**THE TASK:**
Below are the entries; count the lines in them that contain the word "this" and give only the number.

**WORKING DATA:**

::::::::::

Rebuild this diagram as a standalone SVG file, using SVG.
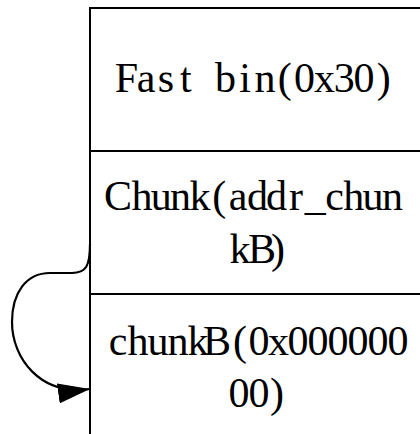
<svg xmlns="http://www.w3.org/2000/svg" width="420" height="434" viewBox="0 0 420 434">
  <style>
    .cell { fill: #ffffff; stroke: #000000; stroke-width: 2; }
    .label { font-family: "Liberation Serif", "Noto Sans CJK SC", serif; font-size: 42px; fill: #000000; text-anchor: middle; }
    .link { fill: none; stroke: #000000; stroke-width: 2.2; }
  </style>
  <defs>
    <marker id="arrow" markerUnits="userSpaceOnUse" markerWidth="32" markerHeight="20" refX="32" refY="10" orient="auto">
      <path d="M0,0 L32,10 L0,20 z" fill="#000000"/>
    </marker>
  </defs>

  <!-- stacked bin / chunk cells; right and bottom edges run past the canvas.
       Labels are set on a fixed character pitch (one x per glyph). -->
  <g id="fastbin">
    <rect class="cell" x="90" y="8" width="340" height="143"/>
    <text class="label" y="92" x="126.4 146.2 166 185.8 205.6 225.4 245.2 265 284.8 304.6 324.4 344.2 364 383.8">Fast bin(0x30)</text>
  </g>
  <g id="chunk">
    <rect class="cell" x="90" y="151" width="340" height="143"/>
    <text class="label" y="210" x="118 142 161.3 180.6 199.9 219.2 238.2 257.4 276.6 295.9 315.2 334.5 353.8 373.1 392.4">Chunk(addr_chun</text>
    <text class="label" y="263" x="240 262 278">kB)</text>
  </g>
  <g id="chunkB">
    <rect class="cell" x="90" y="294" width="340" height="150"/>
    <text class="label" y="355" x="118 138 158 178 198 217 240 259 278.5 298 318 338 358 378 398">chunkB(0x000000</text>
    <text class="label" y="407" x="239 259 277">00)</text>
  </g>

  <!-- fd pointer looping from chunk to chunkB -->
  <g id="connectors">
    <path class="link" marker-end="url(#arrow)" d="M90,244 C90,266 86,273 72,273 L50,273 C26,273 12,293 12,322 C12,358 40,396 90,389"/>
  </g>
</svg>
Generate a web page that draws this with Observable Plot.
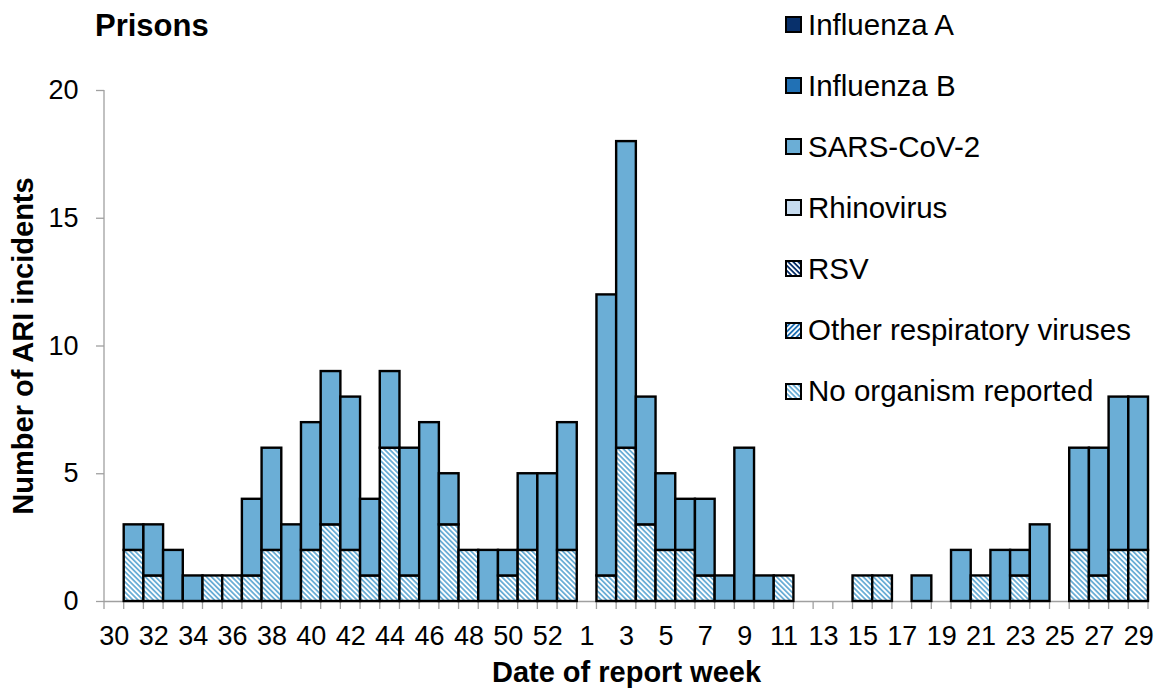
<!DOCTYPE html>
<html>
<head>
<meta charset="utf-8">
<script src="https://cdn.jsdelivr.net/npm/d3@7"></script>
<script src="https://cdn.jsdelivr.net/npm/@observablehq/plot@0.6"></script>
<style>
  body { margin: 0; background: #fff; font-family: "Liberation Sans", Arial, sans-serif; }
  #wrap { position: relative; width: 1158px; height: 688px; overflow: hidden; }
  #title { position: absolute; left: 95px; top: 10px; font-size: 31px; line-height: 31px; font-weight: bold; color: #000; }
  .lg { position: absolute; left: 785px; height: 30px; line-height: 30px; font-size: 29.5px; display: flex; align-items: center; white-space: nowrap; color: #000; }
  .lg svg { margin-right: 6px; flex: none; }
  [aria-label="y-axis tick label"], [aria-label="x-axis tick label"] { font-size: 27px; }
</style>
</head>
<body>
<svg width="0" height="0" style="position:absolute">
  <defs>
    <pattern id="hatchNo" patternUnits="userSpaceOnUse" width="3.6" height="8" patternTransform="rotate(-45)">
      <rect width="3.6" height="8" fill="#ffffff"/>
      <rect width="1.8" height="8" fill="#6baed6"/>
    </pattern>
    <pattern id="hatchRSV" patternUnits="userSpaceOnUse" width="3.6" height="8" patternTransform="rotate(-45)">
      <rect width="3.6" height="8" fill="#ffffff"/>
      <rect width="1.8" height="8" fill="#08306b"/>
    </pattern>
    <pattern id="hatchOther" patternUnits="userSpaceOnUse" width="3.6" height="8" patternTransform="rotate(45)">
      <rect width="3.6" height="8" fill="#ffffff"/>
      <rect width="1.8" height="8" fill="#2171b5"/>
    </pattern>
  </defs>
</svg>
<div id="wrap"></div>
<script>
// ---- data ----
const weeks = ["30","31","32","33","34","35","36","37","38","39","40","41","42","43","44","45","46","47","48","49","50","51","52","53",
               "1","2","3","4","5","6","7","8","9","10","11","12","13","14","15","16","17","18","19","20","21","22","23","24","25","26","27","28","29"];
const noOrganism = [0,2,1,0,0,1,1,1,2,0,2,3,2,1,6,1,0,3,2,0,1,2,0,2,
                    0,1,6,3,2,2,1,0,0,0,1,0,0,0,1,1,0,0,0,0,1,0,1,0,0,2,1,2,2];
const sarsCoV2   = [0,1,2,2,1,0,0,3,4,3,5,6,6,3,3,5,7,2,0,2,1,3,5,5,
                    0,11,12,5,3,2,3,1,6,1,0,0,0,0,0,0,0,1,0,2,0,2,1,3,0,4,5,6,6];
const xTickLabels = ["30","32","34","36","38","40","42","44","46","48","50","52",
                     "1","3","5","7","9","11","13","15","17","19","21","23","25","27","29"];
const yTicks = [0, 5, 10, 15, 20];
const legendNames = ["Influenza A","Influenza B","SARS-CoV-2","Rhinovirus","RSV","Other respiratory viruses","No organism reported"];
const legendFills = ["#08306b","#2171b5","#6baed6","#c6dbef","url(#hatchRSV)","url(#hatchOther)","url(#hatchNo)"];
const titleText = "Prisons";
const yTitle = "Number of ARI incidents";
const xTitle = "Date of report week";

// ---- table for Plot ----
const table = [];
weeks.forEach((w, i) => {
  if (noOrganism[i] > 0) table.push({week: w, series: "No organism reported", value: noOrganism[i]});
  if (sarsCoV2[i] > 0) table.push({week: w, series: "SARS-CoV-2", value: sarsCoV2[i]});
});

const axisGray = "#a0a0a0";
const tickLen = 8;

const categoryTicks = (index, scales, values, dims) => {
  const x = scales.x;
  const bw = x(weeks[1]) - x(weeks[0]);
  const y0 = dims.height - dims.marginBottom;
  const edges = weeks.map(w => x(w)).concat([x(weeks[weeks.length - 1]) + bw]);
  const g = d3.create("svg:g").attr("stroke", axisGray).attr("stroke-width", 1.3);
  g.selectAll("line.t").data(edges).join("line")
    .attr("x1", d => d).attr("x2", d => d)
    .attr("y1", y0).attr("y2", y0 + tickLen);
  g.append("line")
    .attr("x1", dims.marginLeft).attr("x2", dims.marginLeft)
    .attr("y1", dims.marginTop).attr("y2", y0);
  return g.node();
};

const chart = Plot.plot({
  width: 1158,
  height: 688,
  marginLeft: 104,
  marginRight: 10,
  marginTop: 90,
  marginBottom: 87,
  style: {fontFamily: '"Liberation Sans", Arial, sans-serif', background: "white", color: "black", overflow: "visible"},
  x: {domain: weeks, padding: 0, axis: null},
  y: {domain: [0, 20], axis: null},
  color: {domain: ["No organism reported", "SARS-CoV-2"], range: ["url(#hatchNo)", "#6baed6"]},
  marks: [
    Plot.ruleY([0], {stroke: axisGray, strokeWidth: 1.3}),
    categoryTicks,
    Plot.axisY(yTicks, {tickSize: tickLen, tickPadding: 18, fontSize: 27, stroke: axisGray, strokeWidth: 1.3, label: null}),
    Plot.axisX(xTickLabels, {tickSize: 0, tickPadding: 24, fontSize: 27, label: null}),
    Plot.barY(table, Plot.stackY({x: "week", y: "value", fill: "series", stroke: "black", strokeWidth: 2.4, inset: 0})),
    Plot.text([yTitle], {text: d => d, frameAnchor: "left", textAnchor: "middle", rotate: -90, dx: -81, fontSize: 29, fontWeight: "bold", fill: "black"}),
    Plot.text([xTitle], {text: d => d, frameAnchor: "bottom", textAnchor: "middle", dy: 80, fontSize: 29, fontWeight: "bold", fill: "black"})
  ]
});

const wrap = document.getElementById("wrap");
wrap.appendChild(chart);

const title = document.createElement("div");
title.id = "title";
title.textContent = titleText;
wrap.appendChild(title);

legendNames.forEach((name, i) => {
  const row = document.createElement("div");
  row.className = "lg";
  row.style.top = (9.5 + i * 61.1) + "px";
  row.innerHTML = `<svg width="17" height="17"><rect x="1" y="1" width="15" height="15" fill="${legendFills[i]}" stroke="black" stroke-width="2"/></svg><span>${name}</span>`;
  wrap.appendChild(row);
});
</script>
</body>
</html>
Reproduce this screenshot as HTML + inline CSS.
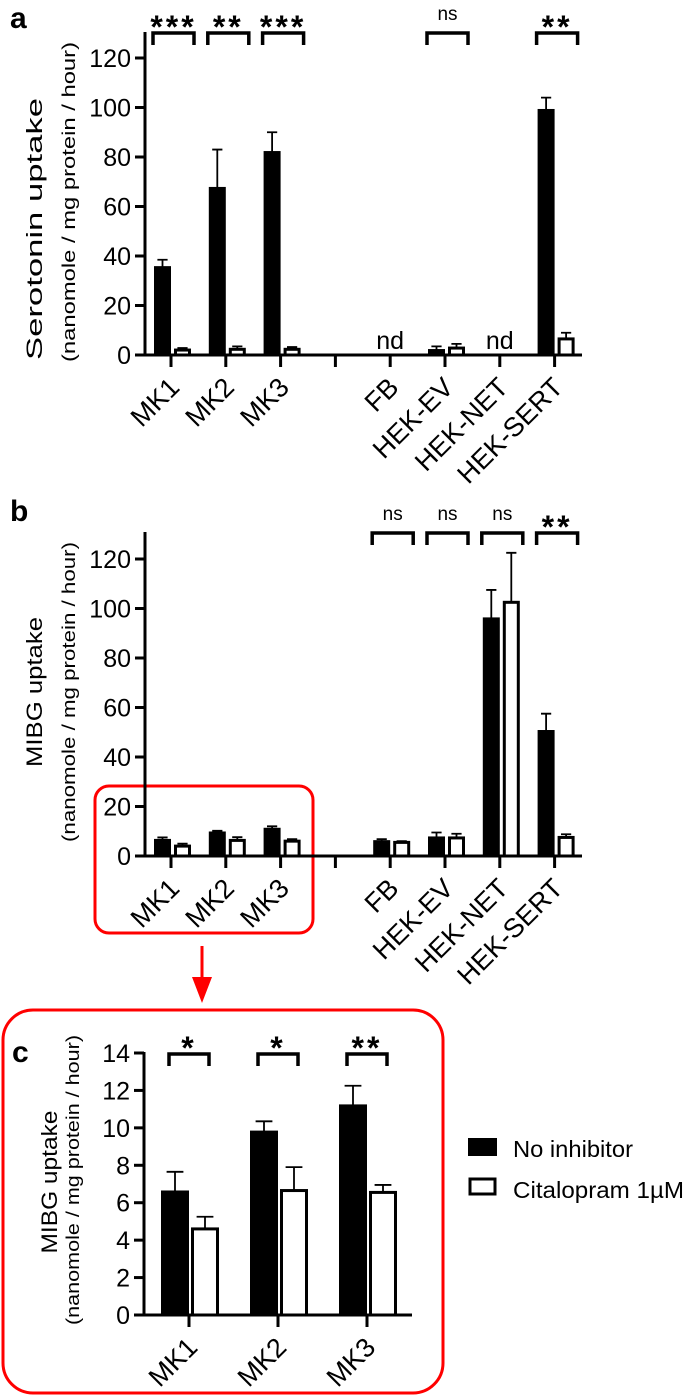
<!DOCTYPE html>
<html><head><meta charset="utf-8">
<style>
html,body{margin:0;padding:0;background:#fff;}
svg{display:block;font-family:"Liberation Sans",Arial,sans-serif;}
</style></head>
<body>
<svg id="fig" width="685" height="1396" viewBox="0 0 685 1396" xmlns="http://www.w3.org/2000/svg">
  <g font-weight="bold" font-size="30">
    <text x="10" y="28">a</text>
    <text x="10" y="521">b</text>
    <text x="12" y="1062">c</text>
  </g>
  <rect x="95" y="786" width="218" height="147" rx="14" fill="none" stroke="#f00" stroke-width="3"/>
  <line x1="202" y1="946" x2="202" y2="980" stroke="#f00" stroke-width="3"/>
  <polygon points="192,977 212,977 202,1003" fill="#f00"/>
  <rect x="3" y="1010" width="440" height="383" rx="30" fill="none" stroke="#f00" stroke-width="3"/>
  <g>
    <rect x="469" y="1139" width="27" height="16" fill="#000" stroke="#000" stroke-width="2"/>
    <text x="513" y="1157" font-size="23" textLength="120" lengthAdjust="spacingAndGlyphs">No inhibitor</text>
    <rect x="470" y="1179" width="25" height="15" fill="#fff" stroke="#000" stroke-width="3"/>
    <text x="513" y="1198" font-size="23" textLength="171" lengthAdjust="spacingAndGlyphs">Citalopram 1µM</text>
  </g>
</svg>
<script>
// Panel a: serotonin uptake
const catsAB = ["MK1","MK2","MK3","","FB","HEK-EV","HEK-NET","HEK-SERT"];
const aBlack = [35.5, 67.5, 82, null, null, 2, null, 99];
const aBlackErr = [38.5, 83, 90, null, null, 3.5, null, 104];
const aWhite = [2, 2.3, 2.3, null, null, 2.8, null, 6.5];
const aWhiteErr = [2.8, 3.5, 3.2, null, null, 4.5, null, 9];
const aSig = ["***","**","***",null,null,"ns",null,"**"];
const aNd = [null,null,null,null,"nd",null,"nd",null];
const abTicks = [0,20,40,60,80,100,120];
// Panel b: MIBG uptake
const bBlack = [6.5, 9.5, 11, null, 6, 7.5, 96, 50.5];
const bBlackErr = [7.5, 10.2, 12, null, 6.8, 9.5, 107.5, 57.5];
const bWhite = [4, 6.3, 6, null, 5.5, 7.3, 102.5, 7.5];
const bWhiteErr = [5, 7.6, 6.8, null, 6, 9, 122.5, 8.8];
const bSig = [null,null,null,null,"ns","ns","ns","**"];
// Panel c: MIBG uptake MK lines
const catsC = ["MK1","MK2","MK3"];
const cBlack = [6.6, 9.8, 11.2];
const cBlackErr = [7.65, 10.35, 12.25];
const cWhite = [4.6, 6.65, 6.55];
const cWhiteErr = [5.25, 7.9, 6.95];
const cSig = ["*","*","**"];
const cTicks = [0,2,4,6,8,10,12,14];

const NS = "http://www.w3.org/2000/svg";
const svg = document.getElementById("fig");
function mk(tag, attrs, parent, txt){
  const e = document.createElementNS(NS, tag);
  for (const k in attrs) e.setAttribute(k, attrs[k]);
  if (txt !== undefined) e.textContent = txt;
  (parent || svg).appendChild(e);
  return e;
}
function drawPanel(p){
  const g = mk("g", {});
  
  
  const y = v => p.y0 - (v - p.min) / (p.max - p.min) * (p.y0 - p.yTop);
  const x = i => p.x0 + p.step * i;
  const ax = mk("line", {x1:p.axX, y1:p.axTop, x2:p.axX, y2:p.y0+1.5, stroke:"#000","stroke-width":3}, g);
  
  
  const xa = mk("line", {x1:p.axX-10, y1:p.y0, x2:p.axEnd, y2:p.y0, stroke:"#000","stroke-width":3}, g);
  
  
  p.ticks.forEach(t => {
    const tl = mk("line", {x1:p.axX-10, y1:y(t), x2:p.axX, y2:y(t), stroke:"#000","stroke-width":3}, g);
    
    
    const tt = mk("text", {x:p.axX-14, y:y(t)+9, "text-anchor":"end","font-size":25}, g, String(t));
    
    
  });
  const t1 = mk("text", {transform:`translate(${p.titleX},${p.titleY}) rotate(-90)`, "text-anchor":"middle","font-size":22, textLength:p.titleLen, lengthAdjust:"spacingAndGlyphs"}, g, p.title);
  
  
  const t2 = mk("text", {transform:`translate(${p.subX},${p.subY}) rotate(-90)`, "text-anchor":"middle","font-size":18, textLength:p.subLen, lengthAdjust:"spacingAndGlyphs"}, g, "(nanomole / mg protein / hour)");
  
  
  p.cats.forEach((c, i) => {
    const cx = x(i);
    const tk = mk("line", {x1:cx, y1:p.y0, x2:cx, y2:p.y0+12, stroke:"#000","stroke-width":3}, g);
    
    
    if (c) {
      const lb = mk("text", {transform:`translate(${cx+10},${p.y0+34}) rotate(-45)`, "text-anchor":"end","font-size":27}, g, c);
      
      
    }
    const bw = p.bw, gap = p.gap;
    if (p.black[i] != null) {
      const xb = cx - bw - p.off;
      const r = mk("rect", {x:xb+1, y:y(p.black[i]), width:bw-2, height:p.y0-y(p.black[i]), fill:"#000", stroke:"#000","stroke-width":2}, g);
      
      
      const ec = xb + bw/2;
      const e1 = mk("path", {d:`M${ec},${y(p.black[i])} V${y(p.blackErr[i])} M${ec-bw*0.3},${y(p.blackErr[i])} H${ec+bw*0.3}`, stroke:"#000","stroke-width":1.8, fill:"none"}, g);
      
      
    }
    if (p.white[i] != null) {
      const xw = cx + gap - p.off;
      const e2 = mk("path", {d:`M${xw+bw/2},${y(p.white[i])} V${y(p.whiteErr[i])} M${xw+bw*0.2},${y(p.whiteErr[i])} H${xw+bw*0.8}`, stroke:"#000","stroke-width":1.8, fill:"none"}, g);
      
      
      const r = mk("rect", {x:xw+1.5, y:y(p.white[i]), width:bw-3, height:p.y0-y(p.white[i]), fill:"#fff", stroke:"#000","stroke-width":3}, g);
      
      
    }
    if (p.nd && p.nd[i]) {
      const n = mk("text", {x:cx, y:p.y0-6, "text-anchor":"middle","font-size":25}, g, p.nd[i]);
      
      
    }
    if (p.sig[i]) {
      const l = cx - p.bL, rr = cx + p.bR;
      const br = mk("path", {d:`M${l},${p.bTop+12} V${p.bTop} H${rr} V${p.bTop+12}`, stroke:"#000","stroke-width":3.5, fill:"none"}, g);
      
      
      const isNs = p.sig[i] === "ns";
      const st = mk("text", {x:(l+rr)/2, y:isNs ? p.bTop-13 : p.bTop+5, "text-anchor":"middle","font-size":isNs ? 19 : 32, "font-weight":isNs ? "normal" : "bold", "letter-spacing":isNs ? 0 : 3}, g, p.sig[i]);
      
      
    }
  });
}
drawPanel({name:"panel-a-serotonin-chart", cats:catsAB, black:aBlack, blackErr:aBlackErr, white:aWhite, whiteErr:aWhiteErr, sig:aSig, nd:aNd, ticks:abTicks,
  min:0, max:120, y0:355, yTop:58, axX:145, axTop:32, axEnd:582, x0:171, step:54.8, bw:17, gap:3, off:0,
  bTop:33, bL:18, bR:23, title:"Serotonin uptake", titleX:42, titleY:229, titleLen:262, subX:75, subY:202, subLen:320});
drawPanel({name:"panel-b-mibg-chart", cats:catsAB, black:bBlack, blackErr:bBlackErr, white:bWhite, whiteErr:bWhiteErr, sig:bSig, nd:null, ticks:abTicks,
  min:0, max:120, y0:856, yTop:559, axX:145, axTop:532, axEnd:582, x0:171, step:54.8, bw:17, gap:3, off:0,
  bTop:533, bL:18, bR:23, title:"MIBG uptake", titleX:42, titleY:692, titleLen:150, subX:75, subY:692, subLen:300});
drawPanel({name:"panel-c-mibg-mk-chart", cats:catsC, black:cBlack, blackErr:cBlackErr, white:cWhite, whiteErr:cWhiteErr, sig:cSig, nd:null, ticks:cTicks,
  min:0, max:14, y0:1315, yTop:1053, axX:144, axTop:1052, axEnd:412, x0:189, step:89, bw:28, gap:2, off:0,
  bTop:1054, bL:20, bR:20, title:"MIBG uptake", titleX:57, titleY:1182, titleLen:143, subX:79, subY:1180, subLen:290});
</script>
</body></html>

::::::::::

**EXERCISE SOLUTION:**
3